> [SET EXERCISE]
Retype nothing but the lines from the start of the material up to and including the line with "const weekTick = 4536;". Pictures don't belong in the copy.

> [DATA BLOCK]

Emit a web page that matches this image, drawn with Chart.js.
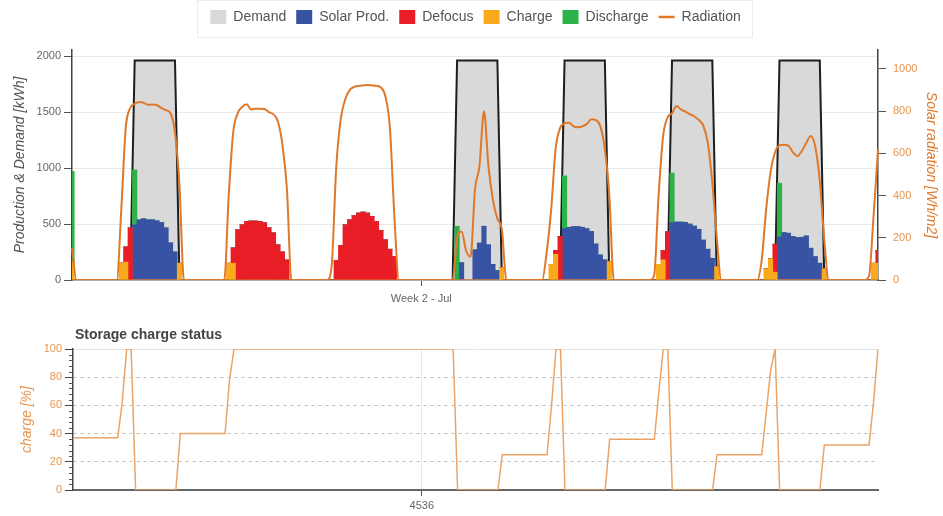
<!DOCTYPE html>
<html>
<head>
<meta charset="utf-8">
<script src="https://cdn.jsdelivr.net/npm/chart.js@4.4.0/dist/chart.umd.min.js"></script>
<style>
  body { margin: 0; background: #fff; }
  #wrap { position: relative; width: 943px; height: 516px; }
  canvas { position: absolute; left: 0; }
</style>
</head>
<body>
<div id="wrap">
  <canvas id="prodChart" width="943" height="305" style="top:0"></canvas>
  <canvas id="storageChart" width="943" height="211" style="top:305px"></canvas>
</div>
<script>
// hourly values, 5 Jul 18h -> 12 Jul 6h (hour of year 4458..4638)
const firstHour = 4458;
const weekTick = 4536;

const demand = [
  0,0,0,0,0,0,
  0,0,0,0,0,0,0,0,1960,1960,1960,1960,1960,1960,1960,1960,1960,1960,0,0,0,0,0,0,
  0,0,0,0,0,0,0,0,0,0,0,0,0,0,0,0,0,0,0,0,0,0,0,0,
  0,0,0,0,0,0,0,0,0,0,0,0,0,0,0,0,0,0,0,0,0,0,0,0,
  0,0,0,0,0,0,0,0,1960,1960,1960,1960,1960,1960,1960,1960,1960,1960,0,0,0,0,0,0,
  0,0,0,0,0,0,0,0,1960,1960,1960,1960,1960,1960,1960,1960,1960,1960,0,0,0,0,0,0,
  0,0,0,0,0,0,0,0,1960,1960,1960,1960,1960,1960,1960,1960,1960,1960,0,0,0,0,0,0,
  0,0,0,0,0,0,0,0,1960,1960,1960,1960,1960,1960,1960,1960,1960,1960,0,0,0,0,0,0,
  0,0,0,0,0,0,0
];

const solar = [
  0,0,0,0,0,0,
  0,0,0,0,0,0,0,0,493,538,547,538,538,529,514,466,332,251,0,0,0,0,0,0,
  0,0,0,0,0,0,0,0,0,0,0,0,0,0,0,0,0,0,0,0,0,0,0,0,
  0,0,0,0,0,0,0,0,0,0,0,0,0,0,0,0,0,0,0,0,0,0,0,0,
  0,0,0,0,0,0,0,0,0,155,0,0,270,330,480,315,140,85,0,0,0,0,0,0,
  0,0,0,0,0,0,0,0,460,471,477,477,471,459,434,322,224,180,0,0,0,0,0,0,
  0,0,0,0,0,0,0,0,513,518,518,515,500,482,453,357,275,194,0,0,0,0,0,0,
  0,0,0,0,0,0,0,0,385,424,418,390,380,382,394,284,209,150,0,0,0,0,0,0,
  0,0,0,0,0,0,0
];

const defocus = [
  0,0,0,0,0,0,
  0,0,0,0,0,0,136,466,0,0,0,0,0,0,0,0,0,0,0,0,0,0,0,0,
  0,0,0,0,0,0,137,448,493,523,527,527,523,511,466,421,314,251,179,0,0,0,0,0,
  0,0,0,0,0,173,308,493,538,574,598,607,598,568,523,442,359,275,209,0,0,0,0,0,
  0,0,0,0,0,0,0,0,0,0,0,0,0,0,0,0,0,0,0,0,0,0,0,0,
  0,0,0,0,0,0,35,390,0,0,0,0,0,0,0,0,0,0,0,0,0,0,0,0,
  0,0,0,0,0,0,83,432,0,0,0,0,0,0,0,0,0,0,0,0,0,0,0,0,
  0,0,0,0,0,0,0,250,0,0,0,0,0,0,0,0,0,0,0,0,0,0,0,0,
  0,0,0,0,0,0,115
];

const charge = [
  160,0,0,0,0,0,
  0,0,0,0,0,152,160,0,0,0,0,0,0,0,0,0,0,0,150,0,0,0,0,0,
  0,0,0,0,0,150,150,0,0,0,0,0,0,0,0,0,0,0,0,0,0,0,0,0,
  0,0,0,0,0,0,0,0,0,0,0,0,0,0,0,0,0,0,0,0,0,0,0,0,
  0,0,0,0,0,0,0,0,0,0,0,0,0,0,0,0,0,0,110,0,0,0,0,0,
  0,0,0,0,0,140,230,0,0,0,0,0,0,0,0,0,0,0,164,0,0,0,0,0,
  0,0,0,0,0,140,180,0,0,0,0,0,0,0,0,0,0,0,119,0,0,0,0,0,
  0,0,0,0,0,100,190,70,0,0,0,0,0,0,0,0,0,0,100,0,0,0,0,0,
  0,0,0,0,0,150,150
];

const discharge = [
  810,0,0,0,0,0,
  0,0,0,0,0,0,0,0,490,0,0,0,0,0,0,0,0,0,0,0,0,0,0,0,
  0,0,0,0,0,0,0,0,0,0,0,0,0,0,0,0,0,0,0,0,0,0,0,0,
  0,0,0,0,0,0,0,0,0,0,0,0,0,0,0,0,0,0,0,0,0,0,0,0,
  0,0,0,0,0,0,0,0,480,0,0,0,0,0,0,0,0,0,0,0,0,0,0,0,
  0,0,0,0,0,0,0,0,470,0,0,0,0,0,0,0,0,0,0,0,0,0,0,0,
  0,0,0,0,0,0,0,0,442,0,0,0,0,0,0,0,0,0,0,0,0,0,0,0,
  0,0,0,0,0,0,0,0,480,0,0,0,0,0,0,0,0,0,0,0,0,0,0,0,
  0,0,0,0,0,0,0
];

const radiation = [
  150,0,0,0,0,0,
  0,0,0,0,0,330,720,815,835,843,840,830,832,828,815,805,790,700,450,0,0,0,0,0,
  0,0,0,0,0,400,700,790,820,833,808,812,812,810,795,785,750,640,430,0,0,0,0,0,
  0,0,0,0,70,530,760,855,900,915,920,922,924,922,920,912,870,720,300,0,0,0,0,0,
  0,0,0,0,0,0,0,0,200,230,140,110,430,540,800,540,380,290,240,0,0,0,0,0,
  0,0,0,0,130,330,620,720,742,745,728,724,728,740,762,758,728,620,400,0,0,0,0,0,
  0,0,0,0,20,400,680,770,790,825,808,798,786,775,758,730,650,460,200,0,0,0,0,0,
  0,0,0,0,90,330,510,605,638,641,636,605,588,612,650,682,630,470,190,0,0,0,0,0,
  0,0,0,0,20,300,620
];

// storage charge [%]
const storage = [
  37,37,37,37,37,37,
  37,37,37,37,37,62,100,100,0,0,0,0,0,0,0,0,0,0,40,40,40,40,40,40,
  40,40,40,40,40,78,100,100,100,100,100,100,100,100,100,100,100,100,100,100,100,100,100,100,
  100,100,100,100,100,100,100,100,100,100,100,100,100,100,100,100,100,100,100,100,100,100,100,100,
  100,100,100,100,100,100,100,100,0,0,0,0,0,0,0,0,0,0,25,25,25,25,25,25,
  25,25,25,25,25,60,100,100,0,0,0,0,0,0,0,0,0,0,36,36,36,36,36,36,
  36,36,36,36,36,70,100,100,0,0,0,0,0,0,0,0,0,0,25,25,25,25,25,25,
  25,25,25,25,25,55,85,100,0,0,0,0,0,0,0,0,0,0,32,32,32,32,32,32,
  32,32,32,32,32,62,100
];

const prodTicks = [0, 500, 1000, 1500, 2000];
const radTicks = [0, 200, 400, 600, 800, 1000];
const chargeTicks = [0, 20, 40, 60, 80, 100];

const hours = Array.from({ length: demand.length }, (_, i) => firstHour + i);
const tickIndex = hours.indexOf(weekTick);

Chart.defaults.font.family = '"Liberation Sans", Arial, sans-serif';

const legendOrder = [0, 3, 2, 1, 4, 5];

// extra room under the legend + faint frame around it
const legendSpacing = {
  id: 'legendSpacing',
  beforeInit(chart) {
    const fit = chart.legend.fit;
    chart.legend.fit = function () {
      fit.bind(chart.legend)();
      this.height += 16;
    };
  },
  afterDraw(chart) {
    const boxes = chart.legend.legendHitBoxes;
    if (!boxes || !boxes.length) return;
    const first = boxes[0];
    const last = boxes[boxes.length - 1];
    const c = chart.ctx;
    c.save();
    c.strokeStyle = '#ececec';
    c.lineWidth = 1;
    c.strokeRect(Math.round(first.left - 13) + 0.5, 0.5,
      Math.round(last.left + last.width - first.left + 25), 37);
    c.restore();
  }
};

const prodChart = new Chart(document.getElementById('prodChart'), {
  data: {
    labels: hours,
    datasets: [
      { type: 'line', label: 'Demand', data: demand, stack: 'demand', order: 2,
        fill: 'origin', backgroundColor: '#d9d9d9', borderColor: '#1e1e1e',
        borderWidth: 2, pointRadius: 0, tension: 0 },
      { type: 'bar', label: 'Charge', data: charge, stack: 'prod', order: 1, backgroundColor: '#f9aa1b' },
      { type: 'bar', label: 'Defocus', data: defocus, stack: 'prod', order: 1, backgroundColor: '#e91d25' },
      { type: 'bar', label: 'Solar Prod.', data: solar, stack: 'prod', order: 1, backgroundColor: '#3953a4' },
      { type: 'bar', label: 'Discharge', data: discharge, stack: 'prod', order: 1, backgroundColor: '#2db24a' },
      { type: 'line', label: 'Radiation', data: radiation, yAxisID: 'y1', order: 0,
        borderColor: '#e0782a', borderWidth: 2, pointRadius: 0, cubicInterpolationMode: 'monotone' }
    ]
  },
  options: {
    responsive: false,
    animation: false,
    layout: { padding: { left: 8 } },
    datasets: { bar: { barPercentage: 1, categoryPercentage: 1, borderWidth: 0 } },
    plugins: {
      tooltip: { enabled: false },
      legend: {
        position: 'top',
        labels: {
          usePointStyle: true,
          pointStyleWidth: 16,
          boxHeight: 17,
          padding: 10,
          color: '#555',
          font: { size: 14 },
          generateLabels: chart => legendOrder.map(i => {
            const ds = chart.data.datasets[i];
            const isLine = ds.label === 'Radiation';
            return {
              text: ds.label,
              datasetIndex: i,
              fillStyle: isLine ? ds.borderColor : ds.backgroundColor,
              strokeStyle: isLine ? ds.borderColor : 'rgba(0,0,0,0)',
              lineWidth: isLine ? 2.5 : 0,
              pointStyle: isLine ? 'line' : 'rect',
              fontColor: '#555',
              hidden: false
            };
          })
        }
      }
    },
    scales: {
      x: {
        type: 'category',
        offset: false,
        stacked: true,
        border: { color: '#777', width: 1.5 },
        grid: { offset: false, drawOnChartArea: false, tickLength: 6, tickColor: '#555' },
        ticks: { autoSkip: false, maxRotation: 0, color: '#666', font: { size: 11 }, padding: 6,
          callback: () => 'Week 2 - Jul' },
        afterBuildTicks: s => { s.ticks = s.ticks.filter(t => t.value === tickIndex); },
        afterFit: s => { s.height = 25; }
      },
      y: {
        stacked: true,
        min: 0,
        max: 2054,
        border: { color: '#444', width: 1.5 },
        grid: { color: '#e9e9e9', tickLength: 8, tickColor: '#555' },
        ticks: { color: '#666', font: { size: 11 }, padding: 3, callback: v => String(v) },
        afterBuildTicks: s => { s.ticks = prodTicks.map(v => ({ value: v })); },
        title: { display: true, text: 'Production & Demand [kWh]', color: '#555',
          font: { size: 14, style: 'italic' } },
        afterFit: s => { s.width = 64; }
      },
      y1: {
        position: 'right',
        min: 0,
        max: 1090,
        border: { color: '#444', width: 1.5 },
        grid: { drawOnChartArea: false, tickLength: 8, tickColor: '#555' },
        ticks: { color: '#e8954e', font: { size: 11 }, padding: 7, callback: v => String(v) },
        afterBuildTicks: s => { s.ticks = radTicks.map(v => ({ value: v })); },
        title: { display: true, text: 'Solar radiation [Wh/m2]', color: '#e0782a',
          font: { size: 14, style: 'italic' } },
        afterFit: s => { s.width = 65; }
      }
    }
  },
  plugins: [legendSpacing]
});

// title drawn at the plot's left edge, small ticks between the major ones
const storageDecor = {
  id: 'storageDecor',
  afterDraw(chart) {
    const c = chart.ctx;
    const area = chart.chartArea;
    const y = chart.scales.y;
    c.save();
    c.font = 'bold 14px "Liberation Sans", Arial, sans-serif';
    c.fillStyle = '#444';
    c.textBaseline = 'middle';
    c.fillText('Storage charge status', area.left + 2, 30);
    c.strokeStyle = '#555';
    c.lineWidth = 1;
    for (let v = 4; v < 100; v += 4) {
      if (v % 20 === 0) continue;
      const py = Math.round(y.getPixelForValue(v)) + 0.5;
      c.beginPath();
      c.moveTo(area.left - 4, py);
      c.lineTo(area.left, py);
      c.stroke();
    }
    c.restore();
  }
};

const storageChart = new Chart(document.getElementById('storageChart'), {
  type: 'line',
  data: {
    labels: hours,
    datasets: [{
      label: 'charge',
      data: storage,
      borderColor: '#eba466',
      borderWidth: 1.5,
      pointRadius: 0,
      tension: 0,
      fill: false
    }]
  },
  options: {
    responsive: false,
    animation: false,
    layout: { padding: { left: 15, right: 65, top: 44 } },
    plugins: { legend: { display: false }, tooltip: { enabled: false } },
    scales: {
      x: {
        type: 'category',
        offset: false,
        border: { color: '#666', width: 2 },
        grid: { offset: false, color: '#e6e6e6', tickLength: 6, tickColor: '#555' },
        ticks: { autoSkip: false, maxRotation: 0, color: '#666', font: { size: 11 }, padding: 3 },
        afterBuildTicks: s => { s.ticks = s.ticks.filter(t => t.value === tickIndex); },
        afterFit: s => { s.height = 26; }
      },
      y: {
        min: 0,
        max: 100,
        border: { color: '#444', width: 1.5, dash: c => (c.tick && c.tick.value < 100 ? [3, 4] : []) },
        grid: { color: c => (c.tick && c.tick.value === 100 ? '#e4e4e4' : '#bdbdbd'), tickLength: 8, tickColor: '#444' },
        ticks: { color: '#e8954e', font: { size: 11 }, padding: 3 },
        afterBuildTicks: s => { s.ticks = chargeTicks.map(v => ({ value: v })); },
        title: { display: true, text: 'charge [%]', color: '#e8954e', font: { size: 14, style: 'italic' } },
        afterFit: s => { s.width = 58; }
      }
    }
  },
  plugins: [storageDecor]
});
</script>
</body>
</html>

> [IN RESPONSE]
Emit a web page that matches this image, drawn with Chart.js.
<!DOCTYPE html>
<html>
<head>
<meta charset="utf-8">
<script src="https://cdn.jsdelivr.net/npm/chart.js@4.4.0/dist/chart.umd.min.js"></script>
<style>
  body { margin: 0; background: #fff; }
  #wrap { position: relative; width: 943px; height: 516px; }
  canvas { position: absolute; left: 0; }
</style>
</head>
<body>
<div id="wrap">
  <canvas id="prodChart" width="943" height="305" style="top:0"></canvas>
  <canvas id="storageChart" width="943" height="211" style="top:305px"></canvas>
</div>
<script>
// hourly values, 5 Jul 18h -> 12 Jul 6h (hour of year 4458..4638)
const firstHour = 4458;
const weekTick = 4536;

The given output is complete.